* Start *
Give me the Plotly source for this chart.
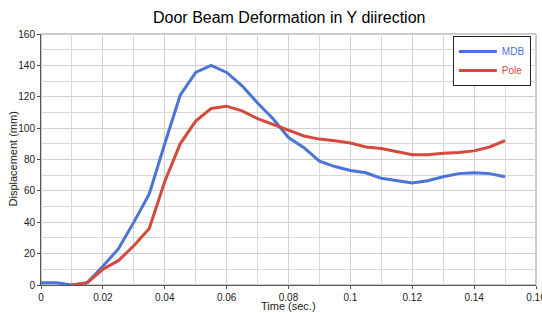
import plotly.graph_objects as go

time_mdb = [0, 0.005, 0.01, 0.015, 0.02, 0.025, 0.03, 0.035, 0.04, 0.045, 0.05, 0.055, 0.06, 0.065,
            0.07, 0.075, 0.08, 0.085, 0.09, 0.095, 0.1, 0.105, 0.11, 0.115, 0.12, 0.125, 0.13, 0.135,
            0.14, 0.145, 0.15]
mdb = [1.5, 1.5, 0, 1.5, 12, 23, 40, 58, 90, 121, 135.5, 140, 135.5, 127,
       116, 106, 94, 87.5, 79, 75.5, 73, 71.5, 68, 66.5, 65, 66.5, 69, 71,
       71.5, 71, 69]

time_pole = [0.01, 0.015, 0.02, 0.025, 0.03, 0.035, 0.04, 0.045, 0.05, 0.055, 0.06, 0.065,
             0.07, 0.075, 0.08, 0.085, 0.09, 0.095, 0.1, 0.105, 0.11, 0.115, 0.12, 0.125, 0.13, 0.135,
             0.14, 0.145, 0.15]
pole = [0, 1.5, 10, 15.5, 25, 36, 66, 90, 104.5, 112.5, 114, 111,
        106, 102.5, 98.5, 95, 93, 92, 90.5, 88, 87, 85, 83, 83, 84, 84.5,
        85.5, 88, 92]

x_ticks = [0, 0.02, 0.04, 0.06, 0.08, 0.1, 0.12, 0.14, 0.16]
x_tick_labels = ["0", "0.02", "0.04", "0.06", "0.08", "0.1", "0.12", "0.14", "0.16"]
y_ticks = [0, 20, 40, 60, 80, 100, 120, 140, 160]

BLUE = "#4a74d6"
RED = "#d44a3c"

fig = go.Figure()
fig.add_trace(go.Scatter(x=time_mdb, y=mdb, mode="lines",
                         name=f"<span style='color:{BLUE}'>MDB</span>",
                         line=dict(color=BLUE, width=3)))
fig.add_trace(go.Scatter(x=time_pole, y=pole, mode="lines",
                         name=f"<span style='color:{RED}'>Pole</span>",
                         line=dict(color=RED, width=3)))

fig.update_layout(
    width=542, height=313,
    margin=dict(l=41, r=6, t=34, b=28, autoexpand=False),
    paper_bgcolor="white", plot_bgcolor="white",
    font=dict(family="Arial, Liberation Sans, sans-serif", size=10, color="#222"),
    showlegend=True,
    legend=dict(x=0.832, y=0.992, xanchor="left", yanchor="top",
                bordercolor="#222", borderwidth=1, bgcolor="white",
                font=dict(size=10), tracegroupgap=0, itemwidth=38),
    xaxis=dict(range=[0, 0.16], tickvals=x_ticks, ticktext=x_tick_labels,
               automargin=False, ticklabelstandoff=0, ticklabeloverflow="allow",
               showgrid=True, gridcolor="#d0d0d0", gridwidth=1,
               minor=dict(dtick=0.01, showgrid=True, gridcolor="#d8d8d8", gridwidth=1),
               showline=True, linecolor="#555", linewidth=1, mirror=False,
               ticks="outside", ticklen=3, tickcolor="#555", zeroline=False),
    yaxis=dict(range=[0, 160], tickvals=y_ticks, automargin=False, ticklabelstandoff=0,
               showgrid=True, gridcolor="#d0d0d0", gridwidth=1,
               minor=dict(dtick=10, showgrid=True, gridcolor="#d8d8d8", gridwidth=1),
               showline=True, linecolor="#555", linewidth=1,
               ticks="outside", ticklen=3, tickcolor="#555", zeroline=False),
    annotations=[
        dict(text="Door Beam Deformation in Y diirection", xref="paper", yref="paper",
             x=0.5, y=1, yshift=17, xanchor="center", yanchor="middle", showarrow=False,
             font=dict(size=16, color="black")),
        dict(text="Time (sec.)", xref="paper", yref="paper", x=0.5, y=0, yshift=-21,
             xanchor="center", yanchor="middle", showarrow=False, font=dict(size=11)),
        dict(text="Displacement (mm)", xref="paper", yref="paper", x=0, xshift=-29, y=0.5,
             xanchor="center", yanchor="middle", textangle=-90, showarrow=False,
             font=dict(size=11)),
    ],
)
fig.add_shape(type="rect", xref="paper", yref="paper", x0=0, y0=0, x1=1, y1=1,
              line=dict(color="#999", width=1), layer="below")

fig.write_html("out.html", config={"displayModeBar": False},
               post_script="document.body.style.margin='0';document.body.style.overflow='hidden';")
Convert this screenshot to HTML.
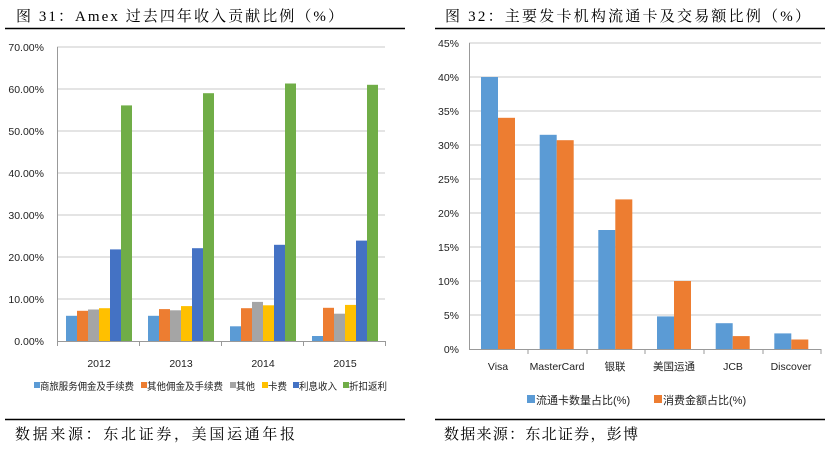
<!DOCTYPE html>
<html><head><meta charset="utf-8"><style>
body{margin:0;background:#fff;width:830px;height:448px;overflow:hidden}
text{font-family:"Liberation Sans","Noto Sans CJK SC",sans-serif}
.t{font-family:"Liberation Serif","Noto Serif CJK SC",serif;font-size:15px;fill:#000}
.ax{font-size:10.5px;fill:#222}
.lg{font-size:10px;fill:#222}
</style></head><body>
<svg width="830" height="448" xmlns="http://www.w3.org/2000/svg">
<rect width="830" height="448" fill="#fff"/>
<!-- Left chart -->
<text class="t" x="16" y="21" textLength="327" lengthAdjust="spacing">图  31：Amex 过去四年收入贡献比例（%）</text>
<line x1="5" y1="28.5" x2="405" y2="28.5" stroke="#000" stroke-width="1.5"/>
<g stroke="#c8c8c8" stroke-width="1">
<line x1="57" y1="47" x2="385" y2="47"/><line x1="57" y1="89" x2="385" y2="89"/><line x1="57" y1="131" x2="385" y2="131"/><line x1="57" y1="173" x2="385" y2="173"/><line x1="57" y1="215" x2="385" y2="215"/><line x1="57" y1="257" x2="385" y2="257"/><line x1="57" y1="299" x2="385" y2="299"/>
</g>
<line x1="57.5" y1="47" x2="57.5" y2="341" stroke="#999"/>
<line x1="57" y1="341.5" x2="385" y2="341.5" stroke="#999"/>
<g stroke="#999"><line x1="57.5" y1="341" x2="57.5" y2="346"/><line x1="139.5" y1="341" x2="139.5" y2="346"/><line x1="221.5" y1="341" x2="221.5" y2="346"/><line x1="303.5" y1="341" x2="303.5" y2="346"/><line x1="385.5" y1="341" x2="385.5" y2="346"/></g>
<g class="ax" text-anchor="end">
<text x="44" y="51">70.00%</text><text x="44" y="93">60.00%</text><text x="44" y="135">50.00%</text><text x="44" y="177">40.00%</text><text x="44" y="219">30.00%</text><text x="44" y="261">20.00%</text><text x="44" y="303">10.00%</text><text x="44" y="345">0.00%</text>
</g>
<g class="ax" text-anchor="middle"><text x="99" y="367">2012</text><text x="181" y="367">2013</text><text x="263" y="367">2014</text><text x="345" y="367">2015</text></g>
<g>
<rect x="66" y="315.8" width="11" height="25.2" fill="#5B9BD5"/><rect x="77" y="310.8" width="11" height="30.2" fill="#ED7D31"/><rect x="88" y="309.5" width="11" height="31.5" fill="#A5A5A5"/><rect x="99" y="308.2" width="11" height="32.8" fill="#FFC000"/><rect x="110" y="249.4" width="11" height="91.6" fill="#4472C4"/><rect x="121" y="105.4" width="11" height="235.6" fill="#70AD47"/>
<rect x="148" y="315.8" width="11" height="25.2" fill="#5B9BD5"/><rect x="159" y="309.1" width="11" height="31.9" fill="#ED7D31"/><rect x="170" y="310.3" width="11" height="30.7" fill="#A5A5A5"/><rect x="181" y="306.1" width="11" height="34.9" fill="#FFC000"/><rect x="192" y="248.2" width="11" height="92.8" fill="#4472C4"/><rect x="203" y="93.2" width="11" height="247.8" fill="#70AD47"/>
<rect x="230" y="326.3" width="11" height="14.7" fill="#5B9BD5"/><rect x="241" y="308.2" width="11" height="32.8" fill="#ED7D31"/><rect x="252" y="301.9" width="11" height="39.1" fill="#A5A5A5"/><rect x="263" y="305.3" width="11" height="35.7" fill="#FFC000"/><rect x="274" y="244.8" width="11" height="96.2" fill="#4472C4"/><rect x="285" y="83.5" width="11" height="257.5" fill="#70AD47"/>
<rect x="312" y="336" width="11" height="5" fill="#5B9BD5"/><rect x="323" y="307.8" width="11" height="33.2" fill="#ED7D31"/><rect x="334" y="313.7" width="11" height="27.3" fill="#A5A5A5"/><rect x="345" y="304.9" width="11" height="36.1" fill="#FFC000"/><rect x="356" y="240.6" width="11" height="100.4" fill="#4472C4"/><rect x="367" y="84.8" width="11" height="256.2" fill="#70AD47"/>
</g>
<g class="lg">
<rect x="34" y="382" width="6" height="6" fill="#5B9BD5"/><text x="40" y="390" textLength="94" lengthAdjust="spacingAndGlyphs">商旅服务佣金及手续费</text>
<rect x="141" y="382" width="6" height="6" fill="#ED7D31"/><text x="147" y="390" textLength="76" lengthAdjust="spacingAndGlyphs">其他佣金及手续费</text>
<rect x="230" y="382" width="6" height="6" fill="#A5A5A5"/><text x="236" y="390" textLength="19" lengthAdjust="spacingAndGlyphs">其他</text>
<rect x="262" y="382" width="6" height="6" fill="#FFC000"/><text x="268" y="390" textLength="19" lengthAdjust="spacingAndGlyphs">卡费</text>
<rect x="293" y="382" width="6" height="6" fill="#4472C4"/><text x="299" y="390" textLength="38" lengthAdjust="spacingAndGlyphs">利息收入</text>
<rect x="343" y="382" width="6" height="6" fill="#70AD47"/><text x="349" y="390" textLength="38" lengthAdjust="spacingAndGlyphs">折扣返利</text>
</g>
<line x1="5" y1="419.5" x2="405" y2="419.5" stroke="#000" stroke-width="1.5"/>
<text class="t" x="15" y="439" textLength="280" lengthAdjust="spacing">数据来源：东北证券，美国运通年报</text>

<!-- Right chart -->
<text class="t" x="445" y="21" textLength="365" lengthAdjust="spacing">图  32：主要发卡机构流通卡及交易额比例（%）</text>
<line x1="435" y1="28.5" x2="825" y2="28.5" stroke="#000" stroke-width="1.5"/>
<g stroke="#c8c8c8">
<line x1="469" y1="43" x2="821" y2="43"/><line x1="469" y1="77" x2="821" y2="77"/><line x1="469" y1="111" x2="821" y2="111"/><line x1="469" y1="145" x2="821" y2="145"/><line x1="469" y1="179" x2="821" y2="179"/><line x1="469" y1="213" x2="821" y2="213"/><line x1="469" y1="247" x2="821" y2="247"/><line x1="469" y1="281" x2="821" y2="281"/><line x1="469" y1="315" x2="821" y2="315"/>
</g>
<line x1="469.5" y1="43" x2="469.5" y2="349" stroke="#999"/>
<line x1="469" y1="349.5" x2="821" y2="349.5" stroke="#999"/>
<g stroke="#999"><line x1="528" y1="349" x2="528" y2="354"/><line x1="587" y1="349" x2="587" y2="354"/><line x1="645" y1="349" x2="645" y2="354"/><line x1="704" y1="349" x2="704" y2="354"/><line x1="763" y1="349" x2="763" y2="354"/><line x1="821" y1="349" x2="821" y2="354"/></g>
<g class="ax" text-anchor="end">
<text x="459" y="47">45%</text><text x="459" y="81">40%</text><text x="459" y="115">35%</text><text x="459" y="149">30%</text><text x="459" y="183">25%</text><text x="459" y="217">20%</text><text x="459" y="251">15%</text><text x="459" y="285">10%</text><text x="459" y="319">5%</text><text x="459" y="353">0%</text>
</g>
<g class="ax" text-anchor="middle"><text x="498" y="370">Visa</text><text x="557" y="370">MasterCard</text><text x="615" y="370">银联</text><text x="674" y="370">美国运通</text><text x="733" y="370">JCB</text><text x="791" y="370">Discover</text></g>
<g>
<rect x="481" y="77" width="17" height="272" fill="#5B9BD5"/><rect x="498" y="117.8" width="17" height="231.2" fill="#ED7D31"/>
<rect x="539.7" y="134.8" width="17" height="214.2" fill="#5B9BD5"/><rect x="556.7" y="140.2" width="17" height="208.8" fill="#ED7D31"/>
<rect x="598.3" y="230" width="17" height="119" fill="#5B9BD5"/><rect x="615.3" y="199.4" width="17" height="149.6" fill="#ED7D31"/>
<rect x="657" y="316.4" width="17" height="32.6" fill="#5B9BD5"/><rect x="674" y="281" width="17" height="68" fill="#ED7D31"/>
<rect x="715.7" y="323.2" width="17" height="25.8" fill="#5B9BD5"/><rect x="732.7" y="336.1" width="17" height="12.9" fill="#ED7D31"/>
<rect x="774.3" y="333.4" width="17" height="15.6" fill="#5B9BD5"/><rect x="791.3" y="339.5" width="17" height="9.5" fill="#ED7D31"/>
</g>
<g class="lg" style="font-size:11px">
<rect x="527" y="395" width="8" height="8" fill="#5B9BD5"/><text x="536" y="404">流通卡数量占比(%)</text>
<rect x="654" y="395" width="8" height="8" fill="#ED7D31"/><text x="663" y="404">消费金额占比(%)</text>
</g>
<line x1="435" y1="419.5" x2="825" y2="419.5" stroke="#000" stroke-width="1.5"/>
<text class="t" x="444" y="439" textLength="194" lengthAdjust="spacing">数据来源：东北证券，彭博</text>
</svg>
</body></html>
* End *
# Set exercise:
Look for the word "this" in every line of the listing and copy the lines that have it.

# Right answer:
Give me the Plotly source for this chart.
Convert this screenshot to HTML.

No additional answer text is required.